(Task description): Leaving out every picture, retype the lines below from the top through the one that contains "import pandas as pd".

**** Given information ****

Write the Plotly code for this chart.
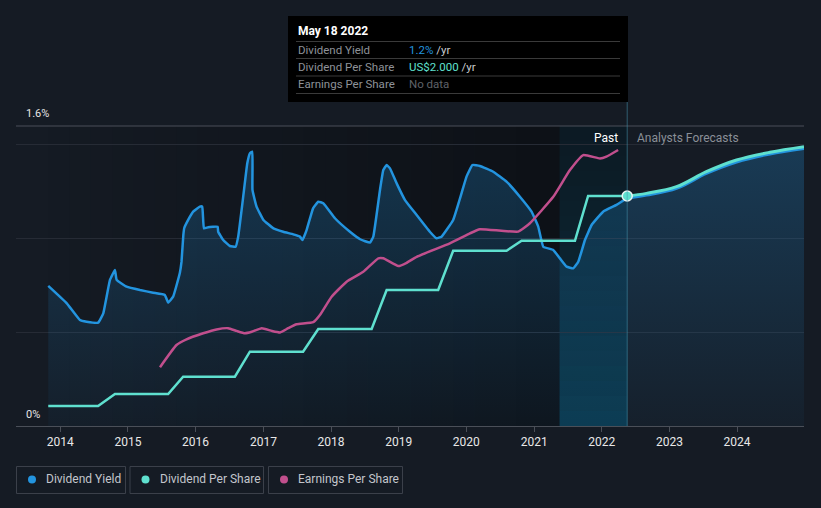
import plotly.graph_objects as go
import pandas as pd

# === DATA ===
# Dividend yield (%) - history
yield_dates = ["2013-10-28", "2014-02-05", "2014-04-17", "2014-05-23", "2014-07-24", "2014-08-21",
               "2014-09-26", "2014-10-23", "2014-11-01", "2014-12-25", "2015-03-07", "2015-05-17",
               "2015-07-19", "2015-08-06", "2015-09-02", "2015-10-08", "2015-10-17", "2015-10-27",
               "2015-11-01", "2015-11-22", "2015-12-19", "2016-01-24", "2016-02-06", "2016-02-15",
               "2016-03-09", "2016-04-29", "2016-05-02", "2016-05-29", "2016-07-04", "2016-08-04",
               "2016-08-18", "2016-09-14", "2016-10-06", "2016-10-20", "2016-11-02", "2016-11-03",
               "2016-11-25", "2017-01-01", "2017-02-24", "2017-04-18", "2017-06-11", "2017-07-17",
               "2017-07-31", "2017-08-22", "2017-09-26", "2017-10-24", "2017-11-20", "2018-01-22",
               "2018-04-13", "2018-06-07", "2018-07-30", "2018-08-17", "2018-09-22", "2018-10-10",
               "2018-10-28", "2018-11-15", "2018-12-21", "2019-02-04", "2019-04-08", "2019-06-18",
               "2019-07-24", "2019-08-20", "2019-10-22", "2019-12-06", "2020-01-02", "2020-02-03",
               "2020-03-14", "2020-05-25", "2020-08-05", "2020-10-16", "2020-12-18", "2021-01-23",
               "2021-02-19", "2021-04-14", "2021-05-20", "2021-06-25", "2021-07-31", "2021-08-27",
               "2021-10-02", "2021-11-07", "2022-01-08", "2022-03-21", "2022-05-18"]
yield_vals = [0.747, 0.654, 0.565, 0.556, 0.551, 0.601,
              0.779, 0.832, 0.779, 0.743, 0.725, 0.711,
              0.699, 0.658, 0.690, 0.816, 0.875, 1.019,
              1.056, 1.099, 1.143, 1.170, 1.170, 1.054,
              1.060, 1.063, 1.036, 0.992, 0.960, 0.956,
              1.010, 1.223, 1.401, 1.454, 1.463, 1.259,
              1.170, 1.099, 1.054, 1.036, 1.022, 1.010,
              0.992, 1.045, 1.161, 1.196, 1.188, 1.108,
              1.036, 0.996, 0.978, 1.010, 1.259, 1.365,
              1.392, 1.374, 1.294, 1.205, 1.125, 1.036,
              1.001, 1.010, 1.099, 1.241, 1.330, 1.392,
              1.387, 1.356, 1.303, 1.223, 1.143, 1.063,
              0.956, 0.939, 0.894, 0.850, 0.841, 0.876,
              0.992, 1.072, 1.143, 1.179, 1.216]

# Dividend yield (%) - analysts forecasts
yield_fc_dates = ["2022-05-18", "2022-08-30", "2023-02-08", "2023-07-19", "2023-12-29", "2024-06-26", "2024-12-27"]
yield_fc_vals = [1.216, 1.232, 1.267, 1.347, 1.408, 1.451, 1.480]

# Dividend per share (US$) - history
dps_dates = ["2013-10-28", "2014-07-24", "2014-10-23", "2015-08-06", "2015-10-26", "2016-07-31",
             "2016-10-20", "2017-08-03", "2017-10-24", "2018-08-08", "2018-10-28", "2019-08-02",
             "2019-10-22", "2020-08-05", "2020-10-25", "2021-08-09", "2021-10-19", "2022-05-18"]
dps_vals = [0.174, 0.174, 0.278, 0.278, 0.429, 0.429,
            0.646, 0.646, 0.843, 0.843, 1.183, 1.183,
            1.524, 1.524, 1.611, 1.611, 2.000, 2.000]

# Dividend per share (US$) - analysts forecasts
dps_fc_dates = ["2022-05-18", "2022-08-30", "2023-02-08", "2023-07-19", "2023-12-29", "2024-06-26", "2024-12-27"]
dps_fc_vals = [2.000, 2.023, 2.081, 2.211, 2.313, 2.380, 2.429]

# Earnings per share (US$)
eps_dates = ["2015-06-23", "2015-09-20", "2015-11-13", "2016-02-11", "2016-04-23", "2016-06-25",
             "2016-08-09", "2016-09-23", "2016-10-30", "2016-12-23", "2017-02-15", "2017-04-01",
             "2017-05-15", "2017-06-29", "2017-09-27", "2017-11-02", "2018-01-04", "2018-03-26",
             "2018-06-24", "2018-09-13", "2018-10-10", "2018-12-30", "2019-02-13", "2019-04-08",
             "2019-10-04", "2020-01-20", "2020-03-14", "2020-10-07", "2020-12-09", "2021-04-14",
             "2021-07-13", "2021-09-23", "2021-12-22", "2022-01-26", "2022-03-30"]
eps_vals = [1.96, 2.70, 2.89, 3.09, 3.22, 3.26,
            3.17, 3.09, 3.14, 3.26, 3.17, 3.12,
            3.26, 3.39, 3.46, 3.70, 4.31, 4.81,
            5.14, 5.59, 5.59, 5.33, 5.44, 5.64,
            6.09, 6.42, 6.56, 6.48, 6.76, 7.64,
            8.53, 9.03, 8.92, 8.98, 9.20]

tick_years = list(range(2014, 2025))
x_range = ["2013-05-07", "2024-12-27"]
past_start = "2013-10-28"
band_start = "2021-05-18"
today = "2022-05-18"

# === STYLE ===
BG = "#151b24"
BLUE = "#2394df"
CYAN = "#5fe0cf"
PINK = "#c14f8d"
W, H = 821, 508
L, R, T, B = 16, 804, 126, 426


def px(x):
    return (x - L) / (R - L)


def py(y):
    return (B - y) / (B - T)


fig = go.Figure()

grad = dict(type="vertical",
            colorscale=[[0, "rgba(35,148,223,0.04)"], [1, "rgba(35,148,223,0.26)"]])

fig.add_trace(go.Scatter(x=yield_dates, y=yield_vals, mode="lines", fill="tozeroy",
                         fillgradient=grad, line=dict(color=BLUE, width=2.5, shape="spline", smoothing=0.3),
                         name="Dividend Yield", hoverinfo="skip"))
fig.add_trace(go.Scatter(x=yield_fc_dates, y=yield_fc_vals, mode="lines", fill="tozeroy",
                         fillgradient=grad, line=dict(color=BLUE, width=3, shape="spline"),
                         showlegend=False, hoverinfo="skip"))
fig.add_trace(go.Scatter(x=eps_dates, y=eps_vals, yaxis="y3", mode="lines",
                         line=dict(color=PINK, width=2.5, shape="spline", smoothing=0.4),
                         name="Earnings Per Share", hoverinfo="skip"))
fig.add_trace(go.Scatter(x=dps_dates, y=dps_vals, yaxis="y2", mode="lines",
                         line=dict(color=CYAN, width=2.5),
                         name="Dividend Per Share", hoverinfo="skip"))
fig.add_trace(go.Scatter(x=dps_fc_dates, y=dps_fc_vals, yaxis="y2", mode="lines",
                         line=dict(color=CYAN, width=3, shape="spline"),
                         showlegend=False, hoverinfo="skip"))
fig.add_trace(go.Scatter(x=[today], y=[dps_vals[-1]], yaxis="y2", mode="markers",
                         marker=dict(color=CYAN, size=10, line=dict(color="#e8f4f4", width=1.5)),
                         showlegend=False, hoverinfo="skip"))

shapes = []
# darkening gradient over the past
edges = pd.date_range(past_start, band_start, periods=25)
for i in range(len(edges) - 1):
    a = 0.36 * (i + 1) / (len(edges) - 1)
    shapes.append(dict(type="rect", xref="x", yref="y", x0=edges[i], x1=edges[i + 1], y0=0, y1=1.6,
                       fillcolor=f"rgba(0,0,0,{a:.3f})", line_width=0, layer="below"))
shapes.append(dict(type="rect", xref="x", yref="y", x0=band_start, x1=today, y0=0, y1=1.6,
                   fillcolor="rgba(0,0,0,0.36)", line_width=0, layer="below"))
# last year band (teal, brighter at bottom)
n = 20
for i in range(n):
    a = 0.12 + 0.36 * ((n - i) / n) ** 1.6
    shapes.append(dict(type="rect", xref="x", yref="y", x0=band_start, x1=today,
                       y0=1.6 * i / n, y1=1.6 * (i + 1) / n,
                       fillcolor=f"rgba(10,100,135,{a:.3f})", line_width=0, layer="below"))
# top border line
shapes.append(dict(type="line", xref="paper", yref="paper", x0=0, x1=1, y0=1, y1=1,
                   line=dict(color="#4a4f58", width=1)))
# today line
shapes.append(dict(type="line", xref="x", yref="paper", x0=today, x1=today, y0=0, y1=py(102),
                   line=dict(color="rgba(70,150,175,0.55)", width=1)))
# tooltip box
shapes.append(dict(type="rect", xref="paper", yref="paper", x0=px(288), x1=px(628), y0=py(102), y1=py(16),
                   fillcolor="#000000", line_width=0))
for yy in [41.5, 58.5, 76, 93.5]:
    shapes.append(dict(type="line", xref="paper", yref="paper", x0=px(296), x1=px(620), y0=py(yy), y1=py(yy),
                       line=dict(color="#3a3a3a", width=1)))
# legend boxes
legend_items = [("Dividend Yield", BLUE, 16.5, 125.5), ("Dividend Per Share", CYAN, 130, 263.5),
                ("Earnings Per Share", PINK, 268.5, 402.5)]
for label, col, x0, x1 in legend_items:
    shapes.append(dict(type="rect", xref="paper", yref="paper", x0=px(x0), x1=px(x1), y0=py(493.5), y1=py(466.5),
                       line=dict(color="#3b404a", width=1), fillcolor="rgba(0,0,0,0)"))
    shapes.append(dict(type="circle", xref="paper", yref="paper", x0=px(x0 + 11.5), x1=px(x0 + 19.5),
                       y0=py(483.5), y1=py(475.5), fillcolor=col, line_width=0))

annotations = []
txt = dict(xref="paper", yref="paper", showarrow=False, xanchor="left", yanchor="middle")
annotations.append(dict(txt, x=px(296), y=py(31), text="<b>May 18 2022</b>", font=dict(color="#ffffff", size=12)))
rows = [("Dividend Yield", f"<span style='color:{BLUE}'>1.2%</span> /yr", 49.5),
        ("Dividend Per Share", f"<span style='color:{CYAN}'>US$2.000</span> /yr", 66.5),
        ("Earnings Per Share", "<span style='color:#5f6268'>No data</span>", 84.5)]
for lab, val, yy in rows:
    annotations.append(dict(txt, x=px(296), y=py(yy), text=lab, font=dict(color="#8e9298", size=11.5)))
    annotations.append(dict(txt, x=px(407), y=py(yy), text=val, font=dict(color="#c9cbcf", size=11.5)))
annotations.append(dict(txt, x=px(24), y=py(114), text="1.6%", font=dict(color="#e6e6e6", size=11)))
annotations.append(dict(txt, x=px(24), y=py(414), text="0%", font=dict(color="#e6e6e6", size=11)))
annotations.append(dict(txt, x=px(620), y=py(138), xanchor="right", text="Past",
                        font=dict(color="#ffffff", size=12)))
annotations.append(dict(txt, x=px(635), y=py(138), text="Analysts Forecasts",
                        font=dict(color="#8a8f97", size=12)))
for label, col, x0, x1 in legend_items:
    annotations.append(dict(txt, x=px(x0 + 27.5), y=py(479.5), text=label, font=dict(color="#c3c6cc", size=12)))

fig.update_layout(
    width=W, height=H,
    paper_bgcolor=BG, plot_bgcolor=BG,
    margin=dict(l=L, r=W - R, t=T, b=H - B),
    font=dict(family="Roboto, sans-serif", color="#e6e6e6"),
    showlegend=False,
    hovermode=False,
    xaxis=dict(type="date", range=x_range, showgrid=False, zeroline=False,
               tickvals=[f"{y}-01-01" for y in tick_years], ticktext=[str(y) for y in tick_years],
               ticks="outside", ticklen=5, tickcolor="#4a4f58", tickfont=dict(size=12, color="#e8e8e8"),
               showline=True, linecolor="#4a4f58", linewidth=1),
    yaxis=dict(range=[0, 1.6], tickvals=[0.5, 1.0, 1.5], showticklabels=False,
               gridcolor="#262b35", gridwidth=1, zeroline=False),
    yaxis2=dict(range=[0, 2.6087], overlaying="y", visible=False),
    yaxis3=dict(range=[0, 10], overlaying="y", visible=False),
    shapes=shapes,
    annotations=annotations,
)

fig.write_html("out.html", config={"displayModeBar": False},
               post_script="document.body.style.margin='0';document.body.style.background='#151b24';")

****

(Answer for this exercise):
Write the Plotly code for this chart.
import plotly.graph_objects as go
import pandas as pd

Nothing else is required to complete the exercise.